Zdjęcie, które trafiło na okładkę wydaje się podejrzane. Brakuje na nim stopy piosenkarki. Wszystko wygląda oczywiście jakby grafików znów poniosło, choć bardziej prawdopodobne wydaje się, że gwiazda podpiera się nią i zasłania ją swoim prawym udem. Z pewnością można było wybrać inną, mniej podejrzaną fotografię z setek, które zrobiono.
Kylie przy okazji postanowiła opowiedzieć o swoim stosunku do operacji plastycznych.
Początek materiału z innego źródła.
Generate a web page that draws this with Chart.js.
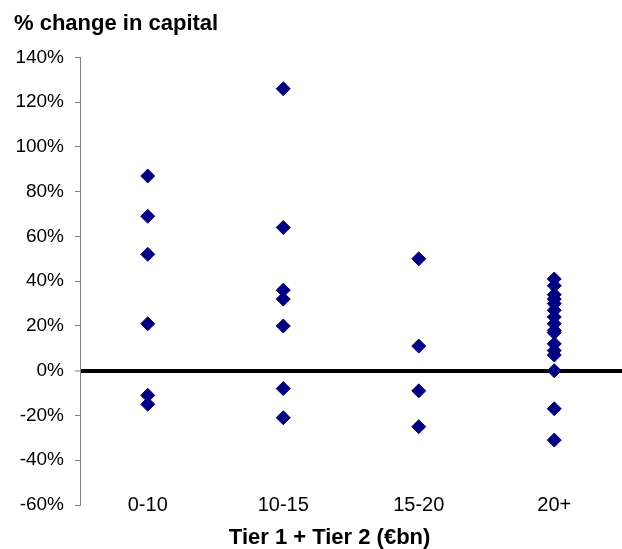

Zapewnia, że żadnych nie miała, ale nie wyklucza, że w przyszłości pójdzie pod nóż.
Nie będę kłamać. Często zdarza się, że patrzę w lustro i widzę, że grawitacja robi swoje. Albo widzę swoją twarz w telefonie, albo na Skypie i wydaje się, że to efekt specjalny. Mam ochotę krzyczeć: ”kto to jest?!” – mówi. Nie mam nic przeciwko operacjom, nie wybrałam jeszcze tej drogi i nie wiem, czy kiedyś to zrobię. Wygląda to źle jedynie, gdy jest źle zrobione, albo ktoś pozwolił sobie na zbyt wiele. Patrzę na takich ludzi, jak Jane Fonda. Nie przeprasza za swoje operacje i nie powinna. Używamy makijażu, farbujemy włosy, usuwamy owłosienie, robimy wszystko, by wyglądać jak najlepiej. To bezsensowne być hipokrytą wobec czegoś, co dobrze zrobione, może dać świetne efekty.